A Gaping Achievement Gap

My last post was on a Broadway show. Next up: a documentary. (It is the off-season after all.)

The Greater Durham Chamber of Commerce held a screening of Waiting for Superman on Monday. Even with that unruffled, earnest documentary style, it’s a scathing review of American public education in general and teachers’ unions in particular.

The gist of the film (according the me): Public education is broken. It hasn’t functioned effectively since the 1970’s. Funding per pupil has more than doubled while outcomes have flat-lined. The documentary stresses the importance of effective teachers, yet the system engenders mediocrity rather than merit. Poverty need not be an impediment. Children will learn in any school staffed with great teachers. [Click here for Wiki's take on the movie.]

The US Chamber of Commerce is using the film to demand accountability and innovation. Excerpts from an op-ed column in Monday’s Herald-Sun:

The facts are alarming. Among developed countries, the United States ranks 21st out of 30 in science literacy and 25th out of 30 in mathematics literacy. The achievement gap between low-income and minority students and their peers is gaping. And an astonishing 1.2 million students - about six times the population of the city of Durham - fail to graduate from high school each year.

...North Carolina has significant work to do to better prepare all of its students for success in college and the workplace. The National Council on Teacher Quality gave North Carolina a “D+” for its state teacher policies, noting that policies for delivering well-prepared teachers and removing ineffective teachers were especially bad.

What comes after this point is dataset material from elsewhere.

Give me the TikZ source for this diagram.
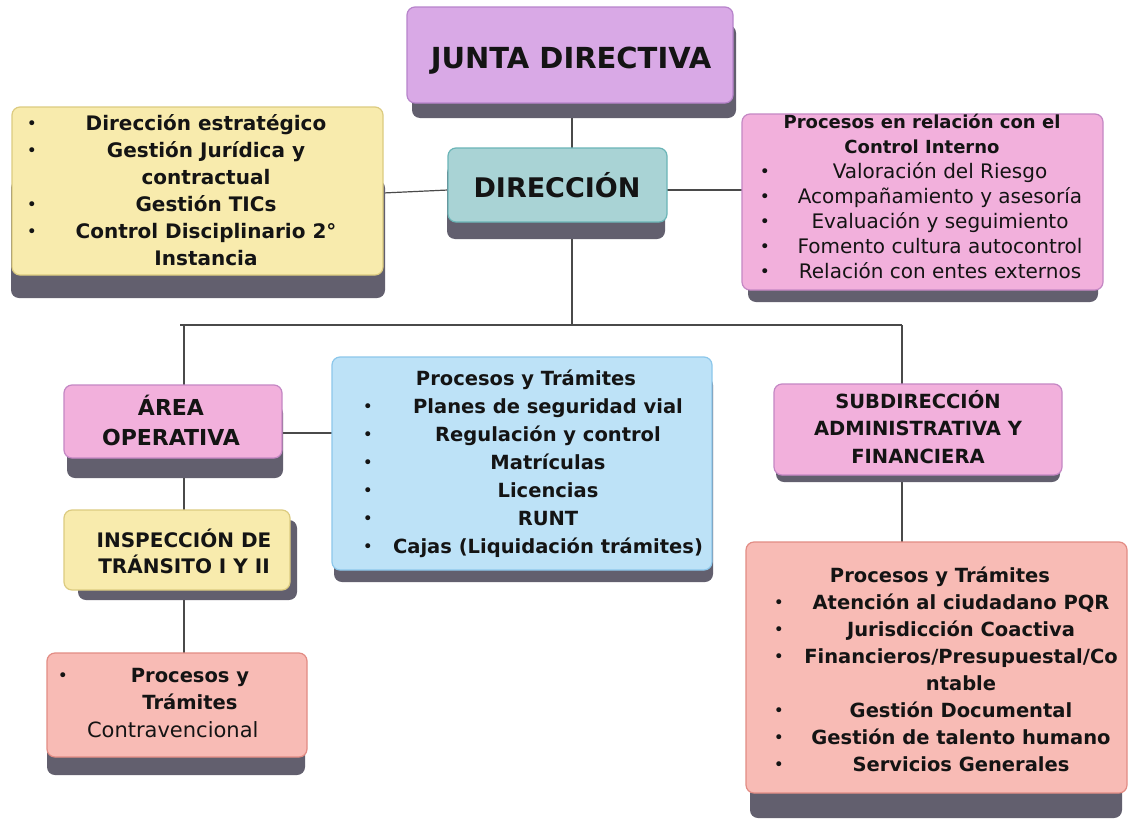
\documentclass[tikz,border=0pt]{standalone}
\usepackage{fontspec}
\setmainfont{DejaVu Sans}
\usepackage{array}
\newcolumntype{C}[1]{>{\centering\arraybackslash}p{#1}}
\usetikzlibrary{calc}
\pgfdeclarelayer{conn}
\pgfdeclarelayer{shad}
\pgfsetlayers{conn,shad,main}
\definecolor{ink}{HTML}{141414}
\definecolor{linec}{HTML}{4A4A4A}
\definecolor{shadowc}{HTML}{625F6E}
\definecolor{juntaf}{HTML}{D9A9E6}
\definecolor{juntab}{HTML}{B784CB}
\definecolor{dirf}{HTML}{A9D3D5}
\definecolor{dirb}{HTML}{6BB5B7}
\definecolor{yelf}{HTML}{F8EBAD}
\definecolor{yelb}{HTML}{DCCB80}
\definecolor{pinkf}{HTML}{F2B0DC}
\definecolor{pinkb}{HTML}{C487C4}
\definecolor{bluef}{HTML}{BDE2F7}
\definecolor{blueb}{HTML}{8CC7EB}
\definecolor{redf}{HTML}{F8BBB5}
\definecolor{redb}{HTML}{E28C84}
\newcommand{\shadowof}[5]{%
  \fill[shadowc, rounded corners=8pt] ($(#1.north west)+(#2,#3)$) rectangle ($(#1.south east)+(#4,#5)$);}
\newcommand{\bul}{\raisebox{1pt}{\normalfont\fontsize{17}{17}\selectfont •}}
\begin{document}
\begin{tikzpicture}[x=1pt,y=-1pt,
  face/.style={rounded corners=8pt, line width=1.2pt, inner sep=0pt, outer sep=0pt},
  txt/.style={inner sep=0pt, outer sep=0pt, text=ink},
  link/.style={draw=linec, line width=1.2pt},
]
\useasboundingbox (0,0) rectangle (1134,819);

% ---------- faces ----------
\node[face, fill=juntaf, draw=juntab, minimum width=326pt, minimum height=96pt] (junta) at (570,55) {};
\node[face, fill=dirf, draw=dirb, minimum width=219pt, minimum height=74pt] (dir) at (557.5,185) {};
\node[face, fill=yelf, draw=yelb, minimum width=371pt, minimum height=168pt] (yel) at (197.5,191) {};
\node[face, fill=pinkf, draw=pinkb, minimum width=361pt, minimum height=176pt] (pink) at (922.5,202) {};
\node[face, fill=bluef, draw=blueb, minimum width=380pt, minimum height=213pt] (blue) at (522,463.5) {};
\node[face, fill=pinkf, draw=pinkb, minimum width=218pt, minimum height=73pt] (area) at (173,421.5) {};
\node[face, fill=yelf, draw=yelb, minimum width=226pt, minimum height=80pt] (insp) at (177,550) {};
\node[face, fill=redf, draw=redb, minimum width=260pt, minimum height=104pt] (redA) at (177,705) {};
\node[face, fill=pinkf, draw=pinkb, minimum width=288pt, minimum height=91pt] (sub) at (918,429.5) {};
\node[face, fill=redf, draw=redb, minimum width=381pt, minimum height=251pt] (redB) at (936.5,667.5) {};

% ---------- shadows ----------
\begin{pgfonlayer}{shad}
\shadowof{junta}{5}{18}{3}{15}
\shadowof{dir}{-1}{17}{-2}{17}
\shadowof{yel}{-1}{73}{2}{23}
\shadowof{pink}{6}{20}{-5}{12}
\shadowof{blue}{2}{20}{1}{12}
\shadowof{area}{3}{20}{1}{20}
\shadowof{insp}{14}{10}{7}{10}
\shadowof{redA}{0}{20}{-2}{18}
\shadowof{sub}{2}{10}{-2}{7}
\shadowof{redB}{4}{25}{-5}{25}
\end{pgfonlayer}

% ---------- connectors ----------
\coordinate (busL) at (180,325);
\coordinate (busR) at (902,325);
\coordinate (bus) at (572,325);
\begin{pgfonlayer}{conn}
\fill[white] (0,0) rectangle (1134,819);
\draw[link] ([xshift=2pt]junta.south) -- ([xshift=2pt]junta.south |- dir.north);
\draw[link] ([yshift=-5pt]dir.west) -- ([yshift=-2pt]yel.east);
\draw[link] ([yshift=-5pt]dir.east) -- ([yshift=-5pt]dir.east -| pink.west);
\draw[link] ([xshift=14.5pt]dir.south) -- (bus);
\draw[link] (busL) -- (busR);
\draw[link] ([xshift=11pt]area.north) -- ([xshift=11pt]area.north |- busL);
\draw[link] ([xshift=-16pt]sub.north) -- ([xshift=-16pt]sub.north |- busR);
\draw[link] ([yshift=-11.5pt]area.east) -- ([yshift=-11.5pt]area.east -| blue.west);
\draw[link] ([xshift=11pt]area.south) -- ([xshift=11pt]area.south |- insp.north);
\draw[link] ([xshift=7pt]insp.south) -- ([xshift=7pt]insp.south |- redA.north);
\draw[link] ([xshift=-16pt]sub.south) -- ([xshift=-16pt]sub.south |- redB.north);
\end{pgfonlayer}

% ---------- texts ----------
\node[txt, anchor=base, font=\bfseries\fontsize{29}{34}\selectfont] (juntat) at (571,68) {JUNTA DIRECTIVA};
\node[txt, anchor=base, font=\bfseries\fontsize{27}{32}\selectfont] (dirt) at (557,197) {DIRECCIÓN};

\node[txt, anchor=base west, font=\bfseries\fontsize{20}{27}\selectfont] (yelt) at (22,130)
 {\begin{tabular}[t]{@{}C{20pt}@{}C{328pt}@{}}
 \bul & Dirección estratégico\\
 \bul & Gestión Jurídica y\\
   & contractual\\
 \bul & Gestión TICs\\
 \bul & Control Disciplinario 2°\\
   & Instancia
 \end{tabular}};

\node[txt, anchor=base west, font=\fontsize{20}{25}\selectfont] (pinkt) at (755,128)
 {\begin{tabular}[t]{@{}C{20pt}@{}C{330pt}@{}}
 \multicolumn{2}{@{}l@{}}{\makebox[334pt][c]{\bfseries\fontsize{18}{25}\selectfont Procesos en relación con el}}\\
 \multicolumn{2}{@{}l@{}}{\makebox[334pt][c]{\bfseries\fontsize{18}{25}\selectfont Control Interno}}\\
 \bul & Valoración del Riesgo\\
 \bul & Acompañamiento y asesoría\\
 \bul & Evaluación y seguimiento\\
 \bul & Fomento cultura autocontrol\\
 \bul & Relación con entes externos
 \end{tabular}};

\node[txt, anchor=base west, font=\bfseries\fontsize{19.5}{28}\selectfont] (bluet) at (358,385)
 {\begin{tabular}[t]{@{}C{20pt}@{}C{340pt}@{}}
 \multicolumn{2}{@{}l@{}}{\makebox[336pt][c]{Procesos y Trámites}}\\
 \bul & Planes de seguridad vial\\
 \bul & Regulación y control\\
 \bul & Matrículas\\
 \bul & Licencias\\
 \bul & RUNT\\
 \bul & Cajas (Liquidación trámites)
 \end{tabular}};

\node[txt, anchor=base, font=\bfseries\fontsize{22}{30}\selectfont] (areat) at (171,415)
 {\begin{tabular}[t]{@{}c@{}}ÁREA\\OPERATIVA\end{tabular}};

\node[txt, anchor=base, font=\bfseries\fontsize{20}{26}\selectfont] (inspt) at (184,547)
 {\begin{tabular}[t]{@{}c@{}}INSPECCIÓN DE\\TRÁNSITO I Y II\end{tabular}};

\node[txt, anchor=base west, font=\bfseries\fontsize{19.5}{27.5}\selectfont] (redAt) at (53,682)
 {\begin{tabular}[t]{@{}C{20pt}@{}C{234pt}@{}}
 \bul & Procesos y\\
   & Trámites\\
 \multicolumn{2}{@{}l@{}}{\hspace{34pt}\normalfont\fontsize{21}{27.5}\selectfont Contravencional}
 \end{tabular}};

\node[txt, anchor=base, font=\bfseries\fontsize{19.5}{27.5}\selectfont] (subt) at (918,408)
 {\begin{tabular}[t]{@{}c@{}}SUBDIRECCIÓN\\ADMINISTRATIVA Y\\FINANCIERA\end{tabular}};

\node[txt, anchor=base west, font=\bfseries\fontsize{19.5}{27}\selectfont] (redBt) at (769,582)
 {\begin{tabular}[t]{@{}C{20pt}@{}C{344pt}@{}}
 \multicolumn{2}{@{}l@{}}{\makebox[342pt][c]{Procesos y Trámites}}\\
 \bul & Atención al ciudadano PQR\\
 \bul & Jurisdicción Coactiva\\
 \bul & Financieros/Presupuestal/Co\\
   & ntable\\
 \bul & Gestión Documental\\
 \bul & Gestión de talento humano\\
 \bul & Servicios Generales
 \end{tabular}};
\end{tikzpicture}
\end{document}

...while leaders in North Carolina have been committed to improving student performance in reading and math, achievement is still too low. The National Assessment of Educational Progress found that only 43 percent of fourth grade students and 36 percent of eighth grade students were proficient in math. There is also a wide achievement gap, with minority students underperforming white students by nearly 30 points on fourth and eighth grade reading and math tests.

Read the entire piece; click here. It was penned by Durham native Bill Shore, chairman of the US Chamber’s Institute for a Competitive Workforce and director of community partnerships for GlaxoSmithKline, and Casey Steinbacher, President/CEO of the Greater Durham Chamber of Commerce.

Waiting for Superman is currently showing at Galaxy Cinema in Cary.